---------- DATA FOR PROCESSING ----------
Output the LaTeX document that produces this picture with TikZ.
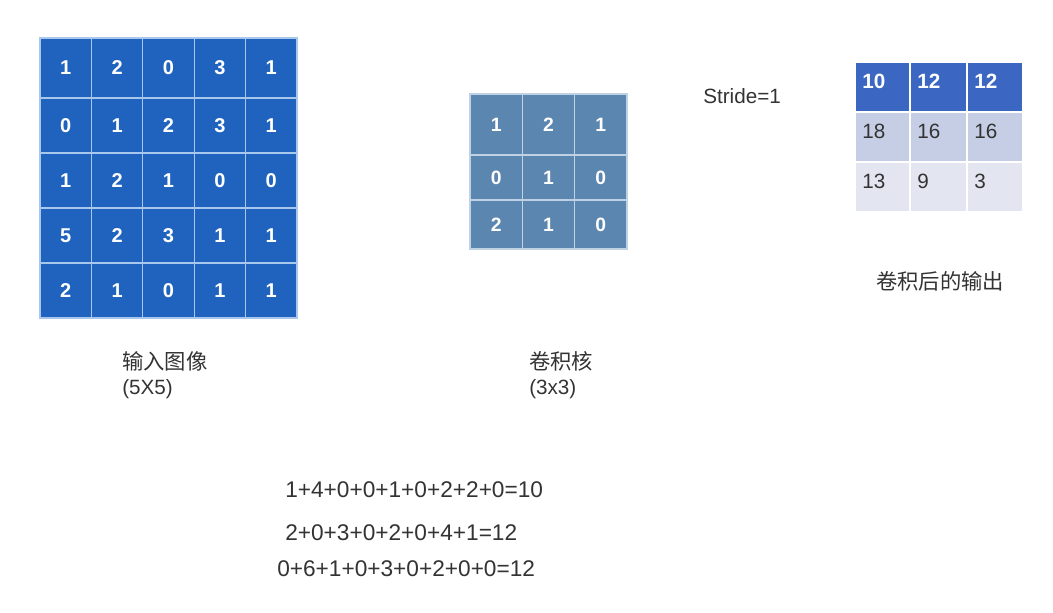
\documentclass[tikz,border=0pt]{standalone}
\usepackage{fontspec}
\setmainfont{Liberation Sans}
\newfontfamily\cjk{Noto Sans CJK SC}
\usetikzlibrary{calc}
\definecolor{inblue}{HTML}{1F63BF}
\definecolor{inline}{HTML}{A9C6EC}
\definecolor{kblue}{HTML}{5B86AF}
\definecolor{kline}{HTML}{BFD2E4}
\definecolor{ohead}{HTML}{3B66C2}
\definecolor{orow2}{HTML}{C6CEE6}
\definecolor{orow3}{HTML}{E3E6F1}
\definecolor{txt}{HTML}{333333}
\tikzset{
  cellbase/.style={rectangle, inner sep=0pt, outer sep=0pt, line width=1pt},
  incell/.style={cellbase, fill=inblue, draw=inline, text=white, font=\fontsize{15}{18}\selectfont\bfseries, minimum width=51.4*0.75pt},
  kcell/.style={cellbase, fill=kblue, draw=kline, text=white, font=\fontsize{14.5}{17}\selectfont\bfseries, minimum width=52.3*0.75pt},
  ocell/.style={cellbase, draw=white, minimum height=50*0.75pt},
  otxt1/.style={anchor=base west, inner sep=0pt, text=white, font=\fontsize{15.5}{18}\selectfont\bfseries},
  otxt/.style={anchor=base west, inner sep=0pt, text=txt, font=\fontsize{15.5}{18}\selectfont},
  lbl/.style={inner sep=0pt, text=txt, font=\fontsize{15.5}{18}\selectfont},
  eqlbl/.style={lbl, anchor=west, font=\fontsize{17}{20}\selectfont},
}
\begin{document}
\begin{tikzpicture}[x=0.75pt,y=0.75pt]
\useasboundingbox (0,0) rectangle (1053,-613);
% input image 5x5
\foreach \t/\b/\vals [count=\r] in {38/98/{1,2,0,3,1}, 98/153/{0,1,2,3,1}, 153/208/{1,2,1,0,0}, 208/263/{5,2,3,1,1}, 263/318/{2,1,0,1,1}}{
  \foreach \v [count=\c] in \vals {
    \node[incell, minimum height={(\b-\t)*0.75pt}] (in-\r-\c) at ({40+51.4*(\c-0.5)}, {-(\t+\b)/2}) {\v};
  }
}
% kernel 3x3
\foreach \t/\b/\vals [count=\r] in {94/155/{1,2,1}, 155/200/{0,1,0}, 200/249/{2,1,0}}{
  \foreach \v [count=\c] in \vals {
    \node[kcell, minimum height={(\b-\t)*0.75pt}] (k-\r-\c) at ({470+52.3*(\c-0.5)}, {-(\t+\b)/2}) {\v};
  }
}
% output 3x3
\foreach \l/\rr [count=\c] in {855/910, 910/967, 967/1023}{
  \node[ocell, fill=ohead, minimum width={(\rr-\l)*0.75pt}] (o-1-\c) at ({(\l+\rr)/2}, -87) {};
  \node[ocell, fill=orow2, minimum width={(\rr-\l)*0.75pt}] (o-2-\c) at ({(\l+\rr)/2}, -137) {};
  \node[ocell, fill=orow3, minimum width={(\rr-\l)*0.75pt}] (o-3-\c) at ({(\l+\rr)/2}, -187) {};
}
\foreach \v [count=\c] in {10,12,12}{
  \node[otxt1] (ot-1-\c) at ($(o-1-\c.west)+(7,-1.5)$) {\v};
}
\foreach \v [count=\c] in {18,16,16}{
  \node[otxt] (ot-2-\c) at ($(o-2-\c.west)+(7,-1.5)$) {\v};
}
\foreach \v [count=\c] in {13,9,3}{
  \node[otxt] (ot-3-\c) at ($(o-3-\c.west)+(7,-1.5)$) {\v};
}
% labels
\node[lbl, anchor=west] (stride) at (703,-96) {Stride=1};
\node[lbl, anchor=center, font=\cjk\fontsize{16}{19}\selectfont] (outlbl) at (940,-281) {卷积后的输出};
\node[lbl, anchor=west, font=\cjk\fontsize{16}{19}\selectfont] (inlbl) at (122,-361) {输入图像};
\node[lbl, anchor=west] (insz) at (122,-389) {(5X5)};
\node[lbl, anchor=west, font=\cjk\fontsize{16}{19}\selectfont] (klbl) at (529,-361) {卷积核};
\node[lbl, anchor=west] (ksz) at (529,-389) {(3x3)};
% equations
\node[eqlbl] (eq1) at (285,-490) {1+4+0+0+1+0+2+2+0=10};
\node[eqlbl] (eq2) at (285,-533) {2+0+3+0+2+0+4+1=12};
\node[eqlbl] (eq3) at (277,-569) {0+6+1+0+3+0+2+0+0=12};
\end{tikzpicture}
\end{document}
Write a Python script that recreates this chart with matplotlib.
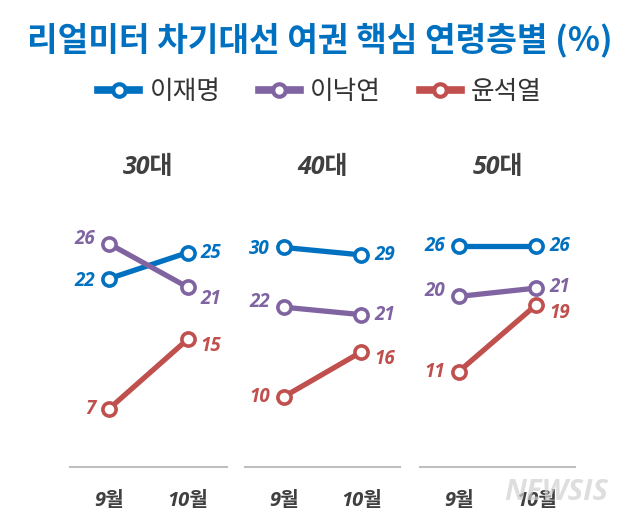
----------
# CHALLENGE
Across the records, how many lines contain "that"? Only the number should be given.

# THE SOLUTION
2